Que nós botou fogo numas tora de eucalipto e até cortemo umas cinco árvore e levemo pro meio da pista.
E eu percuro: Se num fosse assim, nós tinha sido ouvido? Tinha não. Que lá, nos home grande, tá é intupido de papel, de decumento que nós manda dizeno o que se passa e inté agora num fizero nada. E nós tem que esperar? Esperar o que? E por quem merirmãzinha?
Agora vem eles dizer que nós é bandido. Nós bandido? Semo não fia. Nós só quer viver com saúde. Ter nosso canto pra mode prantar e cuiê. Eles pranta eucalipto que destrói a natureza, e nós que pranta arroz, feijão, mio e legume é que semo bandido?
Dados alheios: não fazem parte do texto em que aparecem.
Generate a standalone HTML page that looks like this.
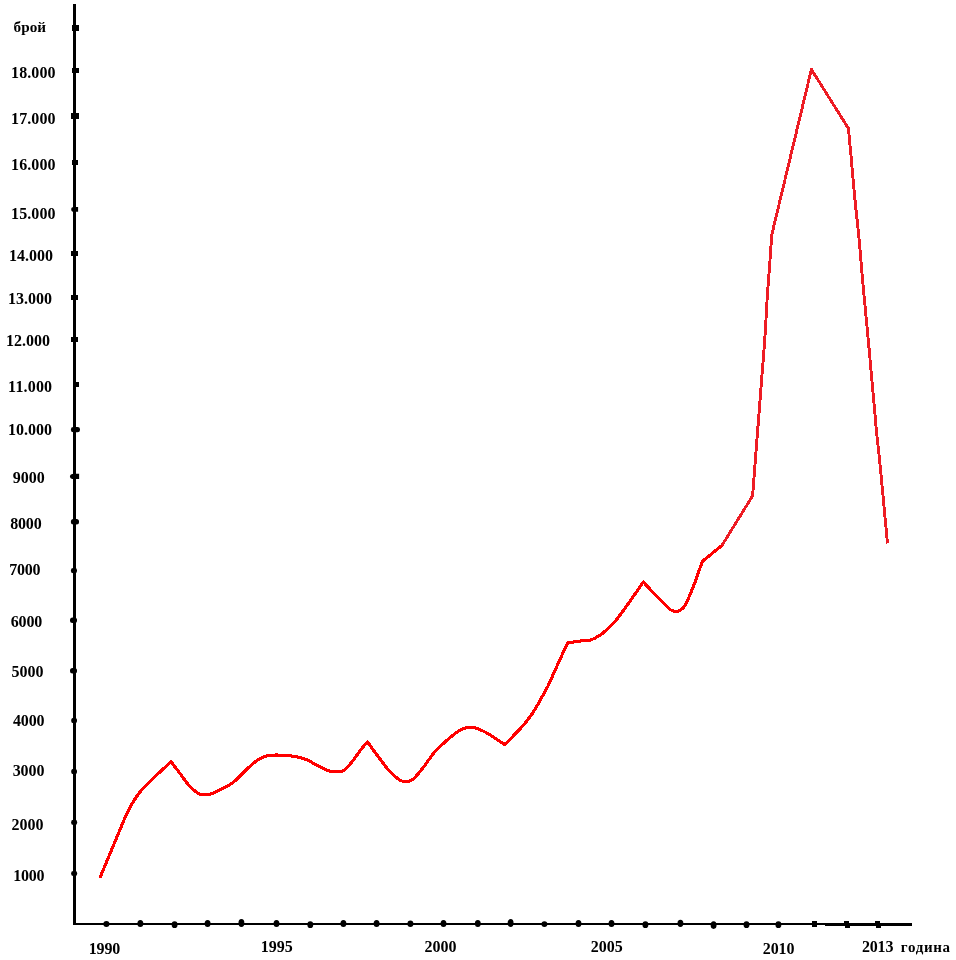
<!DOCTYPE html>
<html lang="bg">
<head>
<meta charset="utf-8">
<title>брой / година</title>
<style>
html,body{margin:0;padding:0;background:#fff;}
body{width:956px;height:960px;overflow:hidden;position:relative;}
svg{position:absolute;left:0;top:0;display:block;}
text{font-family:"Liberation Serif","DejaVu Serif",serif;font-weight:bold;fill:#000;}
</style>
</head>
<body>
<svg width="956" height="960" viewBox="0 0 956 960">
<rect width="956" height="960" fill="#ffffff"/>
<g id="axes" fill="#000" shape-rendering="crispEdges">
<rect x="73" y="4" width="3" height="921"/>
<rect x="73" y="923" width="753" height="2"/>
<rect x="825" y="923" width="87" height="3"/>
</g>
<g id="yticks" fill="#000">
<rect x="72.0" y="25.0" width="7.0" height="6.0" shape-rendering="crispEdges"/>
<rect x="72.2" y="68.2" width="6.6" height="5.0" shape-rendering="crispEdges"/>
<rect x="71.0" y="113.0" width="8.0" height="6.0" shape-rendering="crispEdges"/>
<rect x="72.2" y="160.0" width="5.9" height="5.0" shape-rendering="crispEdges"/>
<path d="M74 207.0H78.1V211.8H74A2.8 2.4 0 0 1 74 207.0Z"/>
<rect x="70.9" y="251.2" width="7.2" height="4.9" shape-rendering="crispEdges"/>
<rect x="70.9" y="295.0" width="7.2" height="5.0" shape-rendering="crispEdges"/>
<rect x="70.9" y="337.0" width="7.2" height="5.0" shape-rendering="crispEdges"/>
<rect x="73.0" y="382.2" width="6.1" height="4.7" shape-rendering="crispEdges"/>
<rect x="70.9" y="426.9" width="9.1" height="5.4" rx="2.4" ry="2.4"/>
<path d="M74 473.8H79.1V479.0H74A4.0 2.6 0 0 1 74 473.8Z"/>
<rect x="70.9" y="518.9" width="8.1" height="5.5" rx="2.5" ry="2.5"/>
<rect x="70.9" y="568.0" width="6.1" height="5.2" rx="2.3" ry="2.3"/>
<rect x="70.0" y="617.6" width="7.0" height="5.5" rx="2.5" ry="2.5"/>
<rect x="70.0" y="667.9" width="7.0" height="5.5" rx="2.5" ry="2.5"/>
<rect x="71.2" y="717.8" width="5.8" height="5.5" rx="2.5" ry="2.5"/>
<rect x="71.2" y="768.8" width="5.8" height="5.5" rx="2.5" ry="2.5"/>
<rect x="71.1" y="819.8" width="6.1" height="5.3" rx="2.4" ry="2.4"/>
<rect x="71.1" y="871.0" width="6.1" height="5.1" rx="2.3" ry="2.3"/>
</g>
<g id="xticks" fill="#000">
<ellipse cx="106.40" cy="924.10" rx="3.05" ry="3.00"/>
<ellipse cx="140.35" cy="923.50" rx="2.95" ry="3.50"/>
<ellipse cx="174.60" cy="924.70" rx="2.95" ry="3.40"/>
<ellipse cx="207.60" cy="923.50" rx="2.95" ry="3.50"/>
<ellipse cx="241.40" cy="923.00" rx="2.95" ry="3.90"/>
<ellipse cx="276.50" cy="923.50" rx="2.95" ry="3.50"/>
<ellipse cx="310.30" cy="924.70" rx="2.95" ry="3.40"/>
<ellipse cx="343.40" cy="923.50" rx="2.95" ry="3.50"/>
<ellipse cx="376.60" cy="923.50" rx="2.95" ry="3.50"/>
<ellipse cx="410.40" cy="923.70" rx="2.95" ry="3.25"/>
<ellipse cx="443.50" cy="923.50" rx="2.95" ry="3.50"/>
<ellipse cx="477.80" cy="923.50" rx="2.95" ry="3.50"/>
<ellipse cx="510.60" cy="923.00" rx="2.95" ry="3.90"/>
<ellipse cx="544.40" cy="924.10" rx="2.95" ry="2.95"/>
<ellipse cx="578.50" cy="923.50" rx="2.95" ry="3.50"/>
<ellipse cx="611.50" cy="923.50" rx="2.95" ry="3.50"/>
<ellipse cx="645.40" cy="924.70" rx="2.95" ry="3.40"/>
<ellipse cx="680.40" cy="923.30" rx="2.95" ry="3.65"/>
<ellipse cx="713.60" cy="925.10" rx="2.95" ry="3.85"/>
<ellipse cx="746.50" cy="924.70" rx="2.95" ry="3.40"/>
<ellipse cx="778.40" cy="924.70" rx="2.95" ry="3.40"/>
<rect x="812.0" y="921.0" width="5.0" height="6.0" shape-rendering="crispEdges"/>
<rect x="844.0" y="921.0" width="5.0" height="2.0" shape-rendering="crispEdges"/>
<rect x="845.0" y="923.0" width="5.0" height="5.0" shape-rendering="crispEdges"/>
<rect x="875.0" y="921.0" width="5.0" height="2.0" shape-rendering="crispEdges"/>
<rect x="876.0" y="923.0" width="5.0" height="5.0" shape-rendering="crispEdges"/>
</g>
<g id="curve" fill="none" stroke-linejoin="miter" stroke-linecap="butt">
<path d="M100.4 876.6C101.1 874.9 102.7 871.2 104.6 866.6C106.5 862.0 109.5 854.9 111.9 849.1C114.3 843.3 116.8 837.4 119.2 831.6C121.6 825.9 124.0 819.7 126.4 814.6C128.8 809.5 131.3 805.0 133.7 801.0C136.1 797.0 138.6 793.7 141.0 790.8C143.4 787.9 145.4 786.4 148.3 783.5C151.2 780.6 154.7 776.9 158.5 773.3C162.3 769.7 168.9 763.7 171.0 761.8C172.3 763.5 176.1 768.3 178.9 772.0C181.7 775.7 185.0 780.7 187.7 783.9C190.4 787.1 193.1 789.5 195.2 791.2C197.3 792.9 197.7 793.7 200.2 794.2C202.7 794.7 206.8 795.0 210.2 794.2C213.5 793.4 216.5 791.5 220.3 789.6C224.1 787.7 228.2 786.3 232.8 782.7C237.4 779.1 243.8 772.0 247.9 768.2C252.0 764.5 254.0 762.3 257.5 760.2C261.0 758.1 264.0 756.3 268.8 755.5C273.6 754.7 280.5 755.0 286.4 755.5C292.3 756.0 298.8 757.0 304.0 758.7C309.2 760.4 313.8 763.8 317.8 765.8C321.8 767.8 325.5 769.6 327.8 770.5C330.1 771.4 329.3 771.1 331.6 771.2C333.9 771.3 339.3 771.6 341.6 771.2C343.9 770.8 343.5 770.7 345.4 769.0C347.3 767.3 350.4 763.9 352.9 760.8C355.4 757.6 358.1 753.3 360.5 750.1C362.9 746.9 366.2 743.2 367.4 741.8C369.1 744.1 374.2 751.3 377.6 755.8C381.0 760.3 384.7 765.5 387.6 769.0C390.5 772.5 392.9 774.5 395.2 776.5C397.5 778.5 398.9 780.2 401.4 780.9C403.9 781.6 407.9 781.5 410.2 780.9C412.5 780.3 412.9 779.5 415.2 777.1C417.5 774.7 420.9 770.6 424.0 766.5C427.1 762.4 431.0 756.5 434.1 752.7C437.2 748.9 439.3 747.1 442.9 743.9C446.4 740.6 452.0 735.8 455.4 733.2C458.8 730.7 460.4 729.6 463.0 728.6C465.6 727.6 468.6 727.3 471.0 727.3C473.4 727.3 475.0 727.8 477.6 728.7C480.2 729.6 483.3 731.0 486.4 732.7C489.5 734.4 493.3 737.0 496.4 739.0C499.5 741.0 503.5 743.7 504.9 744.6C506.4 743.0 511.0 738.3 514.0 735.2C517.0 732.1 520.1 728.9 522.8 725.8C525.5 722.7 528.2 719.2 530.3 716.4C532.4 713.6 533.4 712.0 535.3 708.9C537.2 705.8 539.5 701.4 541.6 697.6C543.7 693.8 545.6 690.9 547.9 686.3C550.1 681.7 552.9 675.2 555.1 670.2C557.4 665.2 559.3 661.0 561.4 656.4C563.5 651.8 566.7 645.1 567.7 642.9C570.2 642.5 579.0 641.2 582.7 640.8C586.4 640.3 587.7 640.8 590.0 640.2C592.3 639.6 594.2 638.5 596.3 637.4C598.4 636.2 600.5 634.9 602.6 633.3C604.7 631.7 606.7 629.7 608.8 627.7C610.9 625.7 613.0 623.8 615.1 621.4C617.2 619.0 619.3 616.0 621.4 613.2C623.5 610.4 625.6 607.3 627.7 604.4C629.8 601.5 631.3 599.3 633.9 595.6C636.5 591.9 641.7 584.3 643.3 582.0C645.1 583.9 650.2 589.5 653.9 593.3C657.5 597.1 662.5 601.9 665.2 604.6C667.9 607.3 668.5 608.5 670.2 609.6C671.9 610.7 673.6 611.2 675.3 611.3C677.0 611.4 678.6 611.2 680.3 610.2C682.0 609.2 683.6 607.9 685.3 605.2C687.0 602.5 688.6 597.9 690.3 593.9C692.0 589.9 693.8 585.6 695.4 581.4C697.0 577.2 698.5 572.2 699.7 568.8C700.9 565.4 702.3 562.3 702.8 561.0L722.0 545.4" stroke="#ff0000" stroke-width="3.1" stroke-linejoin="round" stroke-linecap="round" shape-rendering="crispEdges"/>
<path d="M722.0 545.4L752.6 495.8C753.8 479.9 758.0 426.4 760.0 400.4C762.0 374.4 763.5 357.9 764.7 340.0C766.0 322.1 766.6 306.6 767.5 293.3C768.4 280.0 769.3 269.7 770.0 260.0C770.7 250.3 771.4 239.2 771.7 235.0L811.4 69.4L848.4 128.4C848.8 132.6 849.7 141.4 850.8 153.3C851.9 165.2 853.6 185.6 855.0 200.0C856.4 214.4 858.0 226.8 859.2 240.0C860.5 253.2 860.8 261.0 862.5 279.3C864.2 297.6 866.9 325.0 869.2 350.0C871.5 375.0 874.6 411.0 876.3 429.3C878.0 447.6 877.7 441.0 879.6 460.0C881.5 479.0 886.2 529.6 887.5 543.5" stroke="#ed1c24" stroke-width="2.9" stroke-linejoin="round" shape-rendering="crispEdges"/>
</g>
<g id="labels">
<text id="t0" x="13.58" y="32.00" font-size="15.20" letter-spacing="0.05">брой</text>
<text id="t1" x="11.10" y="78.00" font-size="16.00" letter-spacing="0.08">18.000</text>
<text id="t2" x="11.10" y="124.00" font-size="16.00" letter-spacing="0.08">17.000</text>
<text id="t3" x="11.10" y="170.00" font-size="16.00" letter-spacing="0.08">16.000</text>
<text id="t4" x="11.10" y="219.00" font-size="16.00" letter-spacing="0.08">15.000</text>
<text id="t5" x="9.00" y="261.00" font-size="16.00">14.000</text>
<text id="t6" x="8.10" y="304.00" font-size="16.00">13.000</text>
<text id="t7" x="6.10" y="346.00" font-size="16.00">12.000</text>
<text id="t8" x="8.10" y="392.00" font-size="16.00" letter-spacing="0.18">11.000</text>
<text id="t9" x="8.10" y="435.00" font-size="16.00">10.000</text>
<text id="t10" x="12.80" y="483.00" font-size="16.00">9000</text>
<text id="t11" x="10.20" y="529.00" font-size="16.00" letter-spacing="-0.18">8000</text>
<text id="t12" x="9.35" y="575.00" font-size="16.00" letter-spacing="-0.30">7000</text>
<text id="t13" x="10.80" y="627.00" font-size="16.00" letter-spacing="-0.18">6000</text>
<text id="t14" x="11.60" y="677.00" font-size="16.00">5000</text>
<text id="t15" x="13.05" y="726.00" font-size="16.00" letter-spacing="-0.20">4000</text>
<text id="t16" x="12.65" y="776.00" font-size="16.00" letter-spacing="-0.07">3000</text>
<text id="t17" x="11.50" y="830.00" font-size="16.00">2000</text>
<text id="t18" x="13.30" y="881.00" font-size="16.00" letter-spacing="-0.23">1000</text>
<text id="t19" x="88.65" y="954.00" font-size="16.00" letter-spacing="-0.10">1990</text>
<text id="t20" x="260.65" y="952.00" font-size="16.00">1995</text>
<text id="t21" x="424.50" y="952.00" font-size="16.00">2000</text>
<text id="t22" x="590.70" y="952.00" font-size="16.00">2005</text>
<text id="t23" x="762.70" y="954.00" font-size="16.00" letter-spacing="-0.05">2010</text>
<text id="t24" x="861.90" y="952.00" font-size="16.00" letter-spacing="-0.17">2013</text>
<text id="t25" x="900.83" y="952.00" font-size="15.00" letter-spacing="0.68">година</text>
</g>
</svg>
</body>
</html>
Eu sô avó de neto e neta e ando mermo é cansada de ver os grande aparecer na televisão dizeno que nós é isso e aquilo e por isso tou aqui desabafano com você, mode que eu ouvir você falano puesia e cantano coisa nossa e pensei que você pudesse, assuntano eu, fazer uns verso dessa históra.
Será que isso dá puesia? Mas se isso der, vai ser bem triste, ninguém vai querer ler. Umeno os grande num vão querer não. Mas dextá que um dia nós vamo ser ouvido, um dia os pessoal vai dá razão pra nós.
Eu só quiria que um deputado ou intão o governador viesse aqui passar uns dia mais nós, mode ver se eles entendiam o que eu to falano pra tu minha fia.
Que só quem sabe os probrema de nós é nós que passa. E eu num tenho mais nada pa falar não. Quer dizer, ter eu tenho mas...tô muito mocionada e zangada e triste tumém. Nosso povo num merece isso não fia, merece não.
(e as lágrimas verteram lavando aquele rosto sofrido e os meus impotentes versos...)
Depoimento colhido em 10 de março de 2008, por Lília Diniz
INFORME:
Cerca de 1200 Manifestantes da Via Campesina, MST e movimentos urbanos, se uniram aos trabalhadores rurais do Assentamento Califórnia e ocuparam uma carvoaria industrial de propriedade da Vale, localizada a menos de 800 metros do Assentamento.
A ação foi em protesto contra a atuação irresponsável da empresa, que através desta carvoaria despeja de forma desumana, toneladas de fumaça diariamente no Assentamento. Também como forma de chamar atenção das autoridades responsáveis, que até o momento e apesar das insistentes solicitações e denúncias, não haviam se manifestados a respeito da situação.
Para se ter uma idéia das dimensões da carvoaria, a mesmas possui 74 fornos industriais, com capacidade para produzir 104 m3 de carvão diários, que funcionam 24 horas por dia.
Em nota à imprensa, a Vale qualificou o ato dos manifestantes como “criminoso e de extrema violência”. Não verificando ela, que criminoso e violento é o ato de despejar toneladas de fumaça tóxica sobre os moradores da região.